Exhibition

the stars that show us to our love

March 15th, 2018 – April 7th, 2018

Soko Negash, Have You Eaten, 2018

‘Where are the stars that show us to our love
inevitable’1

Where do we begin when it is considered radical for us to desire/love, to be joyful, in the first place. When we rarely engage our tender selves in public discourse, see our loving in popular media, or our ancestries honoured.
Thus, we look to the vastness of the night sky. We look within and towards each other.
This is where we begin.

Photographers Soko Negash and Leyla Jeyte document intimacy and loving between the lines in diasporic communities. Both explore themes of de-colonial love, loving as resistance, and radical intimacies in their work.

Jeyte’s photographic portrait series, Love – A Black Woman’s Definition (2016-18) features Black women spanning across the world from Nairobi to Los Angeles. Her portraits are accompanied by excerpts from each of the women photographed, imagining and reclaiming their love/life narratives in their own words. While traveling, living, and working in different countries, Jeyte began to ask the women she was photographing to define what love means to them.

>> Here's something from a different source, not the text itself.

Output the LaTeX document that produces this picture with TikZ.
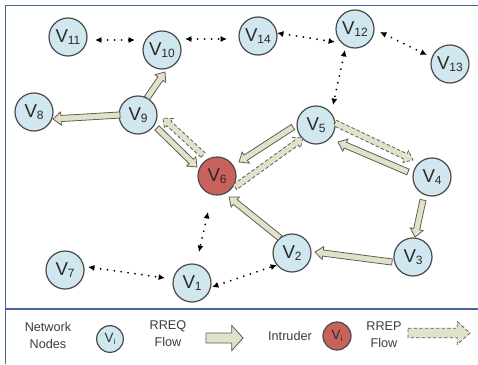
\documentclass[tikz,border=0pt]{standalone}
\usepackage{fontspec}
\setmainfont{Liberation Sans}
\usetikzlibrary{arrows.meta,calc}

\definecolor{nodefill}{HTML}{D0E7EF}
\definecolor{nodeline}{HTML}{4A4A4A}
\definecolor{intrfill}{HTML}{C9625C}
\definecolor{flowfill}{HTML}{E2E2CC}
\definecolor{flowline}{HTML}{5E5E52}
\definecolor{framecol}{HTML}{46659A}
\definecolor{legtext}{HTML}{3C3C3C}
\definecolor{labtext}{HTML}{2A2A2A}

% node label V with a lowered index
\newcommand\vlab[1]{V\kern-0.2pt\raisebox{-1.5pt}{\fontsize{9}{9}\selectfont #1}}

% geometry of the hollow flow arrows: shaft half-width, head half-width, head length
\newcommand\fsw{2.3pt}
\newcommand\fhw{4.9pt}
\newcommand\fhl{6pt}

% fat flow arrow from tail point #2 to tip point #3
\newcommand\flowarrow[3][]{%
  \coordinate (ftail) at #2;
  \coordinate (ftip) at #3;
  \coordinate (fbase) at ($(ftip)!\fhl!(ftail)$);
  \filldraw[flowshape,#1]
    ($(ftail)!\fsw!90:(ftip)$) -- ($(fbase)!\fsw!90:(ftip)$)
    -- ($(fbase)!\fhw!90:(ftip)$) -- (ftip)
    -- ($(fbase)!\fhw!-90:(ftip)$) -- ($(fbase)!\fsw!-90:(ftip)$)
    -- ($(ftail)!\fsw!-90:(ftip)$) -- cycle;
}

\tikzset{
  netnode/.style={circle, draw=nodeline, line width=0.9pt, fill=nodefill,
    minimum size=28.5pt, inner sep=0pt, text=labtext,
    font=\fontsize{14}{14}\selectfont},
  intruder/.style={netnode, fill=intrfill},
  dotlink/.style={draw=black, line width=1.5pt, line cap=round,
    dash pattern=on 0.01pt off 5.2pt,
    {Latex[length=4.8pt,width=4.6pt]}-{Latex[length=4.8pt,width=4.6pt]}},
  flowshape/.style={draw=flowline, fill=flowfill, line width=0.6pt},
  rrep/.style={dash pattern=on 2.6pt off 1.6pt},
  legendtext/.style={text=legtext, align=center,
    font=\fontsize{9.5}{12.75}\selectfont},
  framerule/.style={draw=framecol, line width=1.3pt},
}

\begin{document}
\begin{tikzpicture}[x=0.75pt,y=-0.75pt]
\useasboundingbox (0,0) rectangle (478,364);

% frame and legend separator
\draw[framerule] (478,5.5) -- (5.5,5.5) -- (5.5,364);
\draw[framerule] (5.5,309) -- (478,309);

% network nodes
\node[netnode]  (v1)  at (192,283) {\vlab{1}};
\node[netnode]  (v2)  at (292,253) {\vlab{2}};
\node[netnode]  (v3)  at (413,257) {\vlab{3}};
\node[netnode]  (v4)  at (432,177) {\vlab{4}};
\node[netnode]  (v5)  at (316,125) {\vlab{5}};
\node[intruder] (v6)  at (217,176) {\vlab{6}};
\node[netnode]  (v7)  at (65,270)  {\vlab{7}};
\node[netnode]  (v8)  at (34,112)  {\vlab{8}};
\node[netnode]  (v9)  at (138,115) {\vlab{9}};
\node[netnode]  (v10) at (162,50)  {\vlab{10}};
\node[netnode]  (v11) at (68,37)   {\vlab{11}};
\node[netnode]  (v12) at (355,29)  {\vlab{12}};
\node[netnode]  (v13) at (450,64)  {\vlab{13}};
\node[netnode]  (v14) at (258,36)  {\vlab{14}};

% neighbour links
\draw[dotlink] ($(v11)+(27,3)$)   -- ($(v10)+(-27,-10)$);
\draw[dotlink] ($(v10)+(23,-11)$) -- ($(v14)+(-31,3)$);
\draw[dotlink] ($(v14)+(19,-3)$)  -- ($(v12)+(-20,13)$);
\draw[dotlink] ($(v12)+(25,3)$)   -- ($(v13)+(-23,-9)$);
\draw[dotlink] ($(v12)+(-10,21)$) -- ($(v5)+(17,-20)$);
\draw[dotlink] ($(v6)+(-9,36)$)   -- ($(v1)+(7,-31)$);
\draw[dotlink] ($(v7)+(23,-3)$)   -- ($(v1)+(-27,-5)$);
\draw[dotlink] ($(v1)+(20,4)$)    -- ($(v2)+(-15,12)$);

% RREQ flow
\flowarrow{($(v9)+(9,-17)$)}{($(v10)+(3,22)$)}
\flowarrow{($(v9)+(-18,0)$)}{($(v8)+(19,7)$)}
\flowarrow{($(v9)+(19,13)$)}{($(v6)+(-20,-9)$)}
\flowarrow{($(v5)+(-23,2)$)}{($(v6)+(22,-14)$)}
\flowarrow{($(v4)+(-24,-5)$)}{($(v5)+(22,17)$)}
\flowarrow{($(v4)+(-9,23)$)}{($(v3)+(2,-20)$)}
\flowarrow{($(v3)+(-21,5)$)}{($(v2)+(23,-1)$)}
\flowarrow{($(v2)+(-12,-15)$)}{($(v6)+(12,21)$)}

% RREP flow
\flowarrow[rrep]{($(v6)+(-14,-21)$)}{($(v9)+(25,3)$)}
\flowarrow[rrep]{($(v6)+(18,11)$)}{($(v5)+(-13,13)$)}
\flowarrow[rrep]{($(v5)+(19,-2)$)}{($(v4)+(-19,-17)$)}

% legend
\node[legendtext] (lnet) at (48,335) {Network\\Nodes};
\node[netnode, minimum size=20pt, font=\fontsize{10}{10}\selectfont] (lnode) at (110,339)
  {V\raisebox{-1pt}{\fontsize{6}{6}\selectfont i}};
\node[legendtext] (lreq) at (168,334) {RREQ\\Flow};
\node[legendtext] (lint) at (290,336) {Intruder};
\node[intruder, minimum size=21pt, font=\fontsize{10}{10}\selectfont] (lintr) at (337,336)
  {V\raisebox{-1pt}{\fontsize{6}{6}\selectfont i}};
\node[legendtext] (lrep) at (384,335) {RREP\\Flow};

\coordinate (lq0) at (206,338);
\coordinate (lq1) at (243,338);
\coordinate (lp0) at (408,333);
\coordinate (lp1) at (470,333);
\begin{scope}
  \renewcommand\fsw{3.75pt}
  \renewcommand\fhw{9.5pt}
  \renewcommand\fhl{8.5pt}
  \flowarrow{(lq0)}{(lq1)}
  \renewcommand\fsw{3.5pt}
  \renewcommand\fhw{8.5pt}
  \renewcommand\fhl{9.5pt}
  \flowarrow[rrep]{(lp0)}{(lp1)}
\end{scope}
\end{tikzpicture}
\end{document}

Negash’s series of photographs, Have You Eaten? (2018) chronicles Chinese mothers and daughters expressing themselves and their love on their own terms in response to racialized stereotypes. This series is accompanied by an audio sculptural installation Have You Eaten? Phone Home (2018). Recreating furnishing and decor from her grandmother’s home, Negash has created a domestic setting to interact with audio excerpts from interviews with the mother-daughter pairs from the series.

‘How do we come to be here next to each other’2

The ways we love are deeply nuanced and as wondrous as the star formations that illuminate the darkness.

-Safia Siad, 2018

1 & 2 Poem for My Love (2005).

Artist Bios:

Soko Negash is a Toronto-born visual artist of Chinese-Eritrean descent. Her creativity is explored primarily through the realms of fashion design, documentary film production, and most recently, photography. She is inspired by the underbelly of a place, unspoken (mis)understandings, ancestral knowledge and trauma, and the messy parts of cultural identity.

Leyla Jeyte is a Somali born Toronto based photographer. Her artistic journey began in Cuba where she was inspired by the vibrancy and kindness of its people. Since then, Leyla has lived and worked in various countries including Colombia, Sweeden, and Kenya. She uses documentary photography and in-depth visual storytelling to portray the lives of women of colour with a focus on themes that capture authenticity, intimacy, healing, and love.

Safia Siad is an artist and curator. Born in Montreal, she is the daughter of a Somali father and Irish-French-Canadian mother. Themes of dislocation, love, exile and hope permeate her work. Having spent the last four years at the Banff Centre for Arts & Creativity, she is forging on a path that will allow her to work with and curate for women artists. She currently resides in Toronto.